# What foods for a meal plan?



## TheGame46 (Sep 11, 2006)

Looking for a little help from everyone.  
I need a list of foods that you all eat or like to eat that if you had to write yourself a meal plan you would include.  If you know the nutritional facts of GI that’s awesome but if not its ok I’ll find it.  

So you guys tell me what food exactly you would like to have on a meal plan.

Thanks.
Game


----------



## max lift (Sep 11, 2006)

here is my diet (or should be I have been straying as of late)

6:00 - protein shake (one scoop chocolate one scoop vanilla)

6:30 workout

7:45 shake 

8:00 breakfast - if I have time Bacon eggs toast or if I am in a rush oatmeal

10:00 fruit and veggies (usually a banana and carrots)

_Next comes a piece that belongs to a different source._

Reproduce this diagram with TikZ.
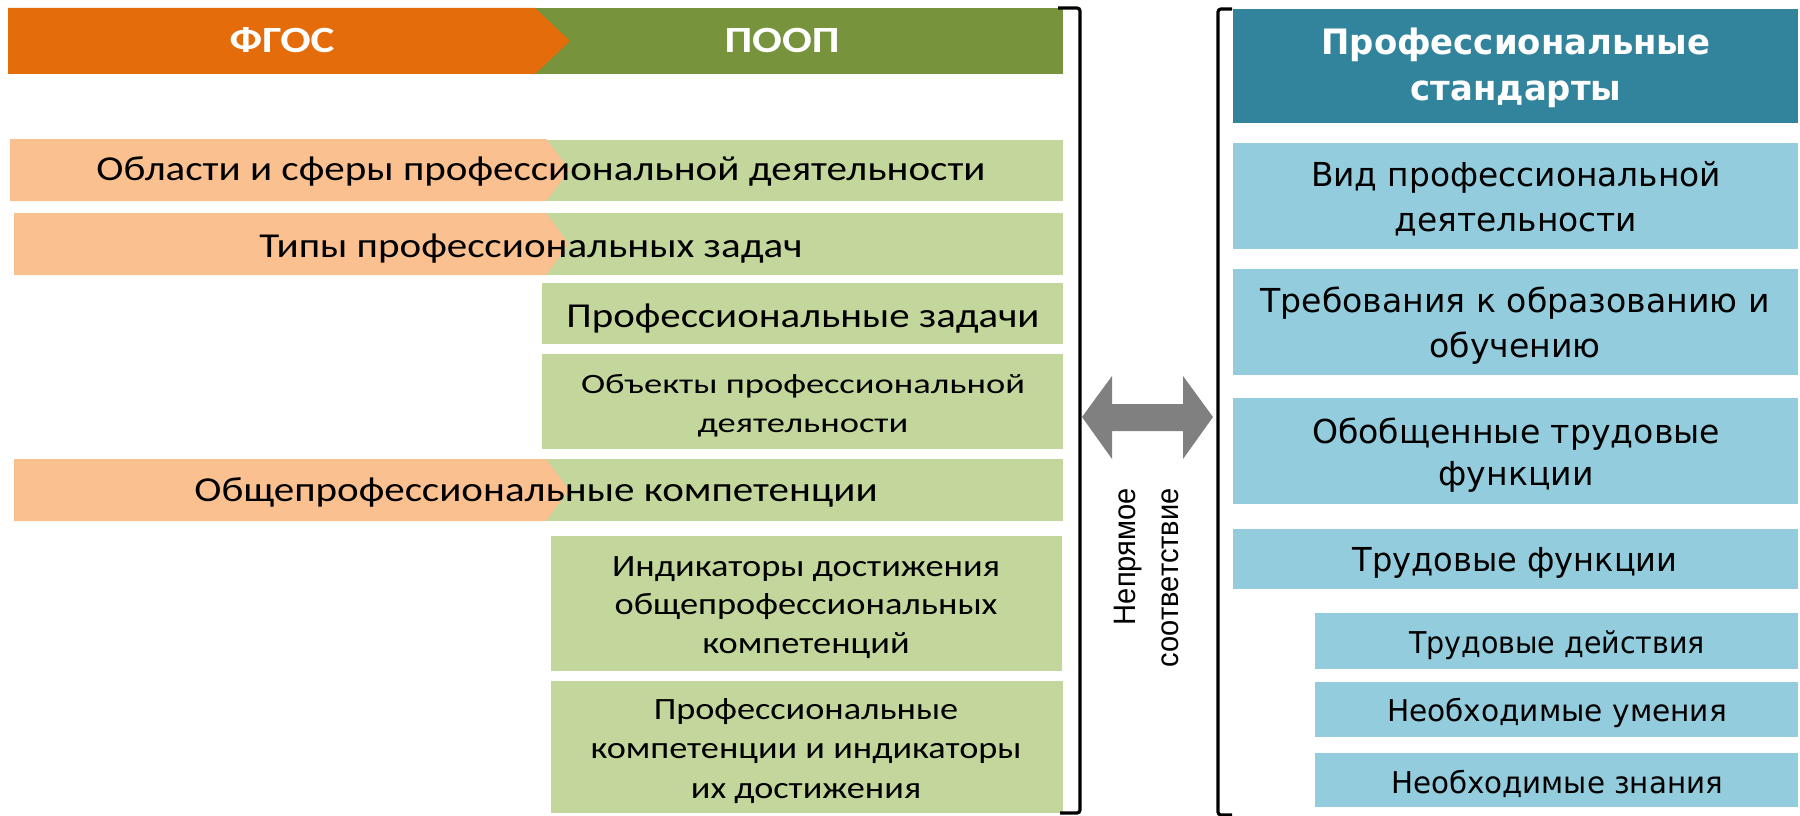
\documentclass[tikz,border=0pt]{standalone}
\usepackage{fontspec}
\setmainfont{Carlito}
\newfontfamily\dvs{DejaVu Sans}
\newfontfamily\lsans{Liberation Sans}
\usepackage{graphicx}
\usetikzlibrary{fit}
\definecolor{hdrorange}{HTML}{E46C0A}
\definecolor{hdrgreen}{HTML}{77933C}
\definecolor{lorange}{HTML}{FAC090}
\definecolor{lgreen}{HTML}{C3D69B}
\definecolor{hdrteal}{HTML}{31849B}
\definecolor{lblue}{HTML}{93CDDD}
\definecolor{arrowgray}{HTML}{808080}
\newcommand\fitw[4]{\resizebox{#1pt}{\height}{#2\begin{tabular}[t]{@{}#3@{}}#4\end{tabular}}}
\begin{document}
\begin{tikzpicture}[x=1pt,y=-1pt,
  box/.style={inner sep=0pt, outer sep=0pt, draw=none},
  gbox/.style={box, fill=lgreen},
  bbox/.style={box, fill=lblue},
  lbl/.style={inner sep=0pt, anchor=base},
  brk/.style={line width=3.2pt, rounded corners=3pt}]
\fill[white] (0,0) rectangle (1800,816);
\useasboundingbox (0,0) rectangle (1800,816);

% ---- left headers
\node[box, fill=hdrgreen, fit={(535,8) (1063,74)}] (pooph) {};
\fill[hdrorange] (8,8) -- (535,8) -- (570,41) -- (535,74) -- (8,74) -- cycle;
\node[lbl, text=white] (fgos) at (282,53) {\fitw{105}{\fontsize{37}{44}\selectfont\bfseries}{c}{ФГОС}};
\node[lbl, text=white] (poop) at (782,53) {\fitw{115}{\fontsize{37}{44}\selectfont\bfseries}{c}{ПООП}};

% ---- left rows
\node[gbox, fit={(539,140) (1063,201)}] (r1g) {};
\fill[lorange] (10,139) -- (546,139) -- (570,170) -- (546,201) -- (10,201) -- cycle;
\node[lbl] (r1t) at (541,180) {\fitw{889}{\fontsize{35}{42}\selectfont}{c}{Области и сферы профессиональной деятельности}};

\node[gbox, fit={(541,213) (1063,275)}] (r2g) {};
\fill[lorange] (14,213) -- (546,213) -- (569,244) -- (546,275) -- (14,275) -- cycle;
\node[lbl] (r2t) at (531,257) {\fitw{543}{\fontsize{35}{42}\selectfont}{c}{Типы профессиональных задач}};

\node[gbox, fit={(542,283) (1063,344)}] (r3g) {};
\node[lbl] (r3t) at (803,327) {\fitw{473}{\fontsize{35}{42}\selectfont}{c}{Профессиональные задачи}};

\node[gbox, fit={(542,354) (1063,449)}] (r4g) {};
\node[lbl] (r4t) at (803,393) {\fitw{444}{\fontsize{28}{39}\selectfont}{c}{Объекты профессиональной\\деятельности}};

\node[gbox, fit={(542,459) (1063,521)}] (r5g) {};
\fill[lorange] (14,459) -- (546,459) -- (569,490) -- (546,521) -- (14,521) -- cycle;
\node[lbl] (r5t) at (536,501) {\fitw{683}{\fontsize{35}{42}\selectfont}{c}{Общепрофессиональные компетенции}};

\node[gbox, fit={(551,536) (1062,671)}] (r6g) {};
\node[lbl] (r6t) at (806,576) {\fitw{388}{\fontsize{31}{38.5}\selectfont}{c}{Индикаторы достижения\\общепрофессиональных\\компетенций}};

\node[gbox, fit={(551,681) (1063,813)}] (r7g) {};
\node[lbl] (r7t) at (806,719) {\fitw{431}{\fontsize{31}{39.5}\selectfont}{c}{Профессиональные\\компетенции и индикаторы\\их достижения}};

% ---- brackets
\draw[brk] (1058,8) -- (1080,8) -- (1080,813) -- (1060,813);
\draw[brk] (1232,9) -- (1218,9) -- (1218,815) -- (1232,815);

% ---- double arrow
\fill[arrowgray] (1082,417) -- (1112,376) -- (1112,404) -- (1183,404) -- (1183,376) -- (1213,417)
  -- (1183,459) -- (1183,431) -- (1112,431) -- (1112,459) -- cycle;
\node[inner sep=0pt, rotate=90, anchor=base east] (vtxt) at (1135,488)
  {\fitw{179}{\lsans\fontsize{31}{43}\selectfont}{r}{Непрямое\\соответствие}};

% ---- right column
\node[box, fill=hdrteal, fit={(1233,9) (1798,123)}] (psh) {};
\node[lbl, text=white] (pst) at (1516,55) {\fitw{389}{\dvs\bfseries\fontsize{35}{46}\selectfont}{c}{Профессиональные\\стандарты}};

\node[bbox, fit={(1233,143) (1798,249)}] (b1) {};
\node[lbl] (b1t) at (1516,186) {\fitw{410}{\dvs\fontsize{33}{45}\selectfont}{c}{Вид профессиональной\\деятельности}};

\node[bbox, fit={(1233,269) (1798,375)}] (b2) {};
\node[lbl] (b2t) at (1515,312) {\fitw{509}{\dvs\fontsize{33}{45}\selectfont}{c}{Требования к образованию и\\обучению}};

\node[bbox, fit={(1233,398) (1798,504)}] (b3) {};
\node[lbl] (b3t) at (1516,443) {\fitw{408}{\dvs\fontsize{33}{42.5}\selectfont}{c}{Обобщенные трудовые\\функции}};

\node[bbox, fit={(1233,529) (1798,589)}] (b4) {};
\node[lbl] (b4t) at (1515,571) {\fitw{325}{\dvs\fontsize{33}{42}\selectfont}{c}{Трудовые функции}};

\node[bbox, fit={(1315,613) (1798,669)}] (b5) {};
\node[lbl] (b5t) at (1557,653) {\fitw{296}{\dvs\fontsize{30}{38}\selectfont}{c}{Трудовые действия}};

\node[bbox, fit={(1315,682) (1798,737)}] (b6) {};
\node[lbl] (b6t) at (1557,721) {\fitw{340}{\dvs\fontsize{30}{38}\selectfont}{c}{Необходимые умения}};

\node[bbox, fit={(1315,753) (1798,807)}] (b7) {};
\node[lbl] (b7t) at (1557,793) {\fitw{332}{\dvs\fontsize{30}{38}\selectfont}{c}{Необходимые знания}};
\end{tikzpicture}
\end{document}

12:00 lunch - veggies chicken breast or steak and veggies or sushi 

3:00 fruit and veggies as well as a chicken breast

6:00 dinner  usually beef or pork or chicken with potatoes or rice or pasta and yes again moor veggies 

8:00 shake


its probably good that I wrote this out as a reminder on how I should be eating,


----------



## skullsmasher (Nov 4, 2006)

I live off this:

Sweet potatoe/Oats/Brown Rice/Lean Ground Beef/Chicken/Eggs/Cottage cheese/Steak/Natural PB/Milk/Fat free cheese/Whole wheat bread/Veggie blend/Broccoli/water


----------



## shaneclerk (Mar 28, 2011)

Lots of energy and an extremely healing diet. Skin looked great, lost weight and ate alot but didn't want to eat too much.The only food item that I had heard about to decrease anxiety is using fresh ginger root.That first shower is so amazing and really makes you feel wonderful and relaxed.I am glad you enjoyed it.


----------



## learner (Apr 4, 2011)

1. 5 whole eggs + 15 egg whites milk shake(250 ml)

2. 2 scoops of whey + 5 whole eggs shake

3. 200 grams of chicken grinded + 5 whole eggs omellete

4. Chicken kababs of 1000 gram of chicken+60ml extra VIRGIN OLIVE OIL eaten at the @ 6 pieces/meal

HAVE THIS TWICE A DAY.............THEN START ADDING PROTEIN SHAKES


----------



## ASHOP (Apr 6, 2011)

TheGame46 said:


> Looking for a little help from everyone.
> I need a list of foods that you all eat or like to eat that if you had to write yourself a meal plan you would include.  If you know the nutritional facts of GI that’s awesome but if not its ok I’ll find it.
> 
> So you guys tell me what food exactly you would like to have on a meal plan.
> ...



Some of the basics: chicken, beef, fish, oatmeal, rice, whey isolate. I base my meals on those. I eat pretty plain really but my diet is very clean.


----------